The goal of augmented reality, then, is to bridge the digital and the physical world, bringing the in-depth look of the former to the concrete surroundings of the latter. While that (and the examples I mentioned above) makes it easy to think of one person using a device to take advantage of AR in any given situation, the reality is that AR can also work as a connection between distant people. 

How? By pairing AR devices such as wearables, smartphones, and tablets with digital cloud-based platforms that bring an extra pair of eyes. In other words, someone with an AR device can hook up with an online platform and connect with a distant expert who can assist with whichever task is at hand. 

Using AR like that could relieve experts from having to be on-site to assist with important tasks, thus reducing the need for travel and the associated expenses. That use can also help reduce downtime during emergencies, limit risks in high-risk operations, and provide a great alternative for educators. 

Collaboration through AR

It’s not like I’m talking about far-fetched uses here. The things I’ve mentioned above are already among us and can benefit many companies and industries. That’s why businesses looking to implement AR should take a look at those uses to check the tech’s possibilities with higher likelihoods of success. 

So, what are some of the quick-win projects of AR when thinking about collaboration?

  • Remote support. Most jobs have complicated tasks that sometimes call for expert assistance. Unfortunately, those experts might not be on-site when you need them. That’s oh-so-true for certain facilities like oil rigs, power plants, or factories in remote locations. Luckily, AR can help by enabling remote support. By using AR devices, workers can ask for remote assistance from experts to access the information they need to quickly solve their challenges (such as repairing critical equipment or troubleshooting certain machines). 
  • Remote QA. Evaluating processes and equipment use is essential for identifying potential issues and improvement opportunities. With AR, QA professionals can analyze operators and how they work in real-time. This allows companies to thoroughly check process implementation, correct issues on the go, and detect problems before they have a larger impact. 
  • Remote Training. AR can help companies put mentors in charge of training programs for other employees. This can work perfectly in 2 situations. On one hand, experts can train workers in real-time, taking advantage of the remote QA process I’ve mentioned above and teaching processes and tasks as workers perform them. On the other hand, AR can boost knowledge transfer, where experts can teach technical skills to remote employees who don’t have them.
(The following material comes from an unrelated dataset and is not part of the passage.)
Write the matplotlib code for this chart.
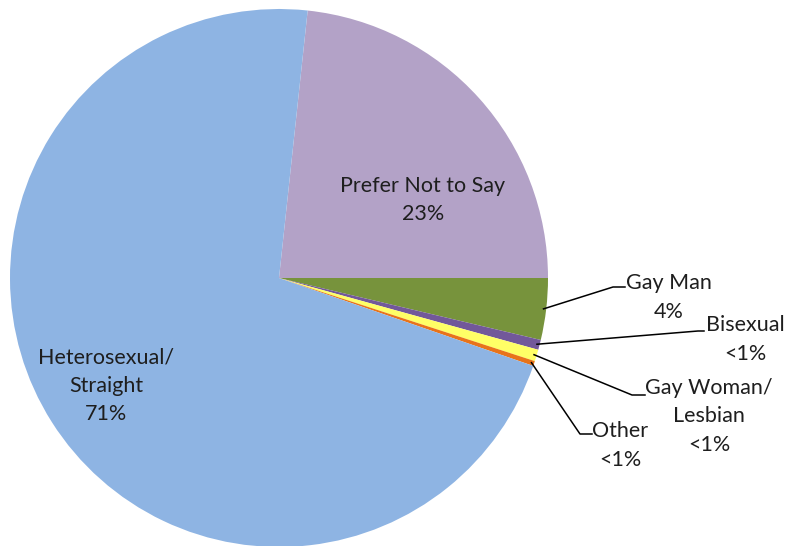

Going beyond the Challenges

While the 3 cases I’ve just discussed are quick-win solutions that can provide you with a quick ROI, it’s important to say that you’ll have to face challenges should you embark on AR implementation. One that many companies find the most troubling? How expensive it can be to create and maintain AR models. Integrating AR devices with cloud-based platforms can be tricky, especially if you have to customize the implementation to fit your own purposes. 

Additionally, you have to think about how you’ll customize the AR experience itself. While there might be off-the-shelf solutions for specific tasks and industries, it’s highly likely that you’ll have to personalize AR to get the most value. This implies planning the whole development plan through a carefully designed strategy that takes into account not just the executive’s view but also the feedback from workers, the resource availability, the schedule, and the industry as a whole.

Finally, using cloud-based platforms might feel like opening up vulnerabilities in your digital ecosystem. Many companies have issues with hosting intellectual property in remote servers or storing highly sensitive data in third-party services. 

There’s no surefire way to overcome these challenges, as they all depend on who you are, what you do, and where you are right now. However, there are things you can do to overcome them. For instance, developing the AR solution in incremental sprints can help you better budget for the whole implementation. Working with specialized AR development companies can help in laying down the plan for your AR integration. And using edge computing can help you keep your sensitive data closer to you, reducing the risks of privacy violations. 

While those solutions might not be a right fit for everyone, you’d be doing your company a disservice if you didn’t contemplate them. AR is starting to grow, and while the pace at which it’s doing so might be slow, the implementation you carry out today can make a world of difference later on. More importantly, it can make the right difference in your team collaboration efforts. So, be sure not to rule out AR just yet!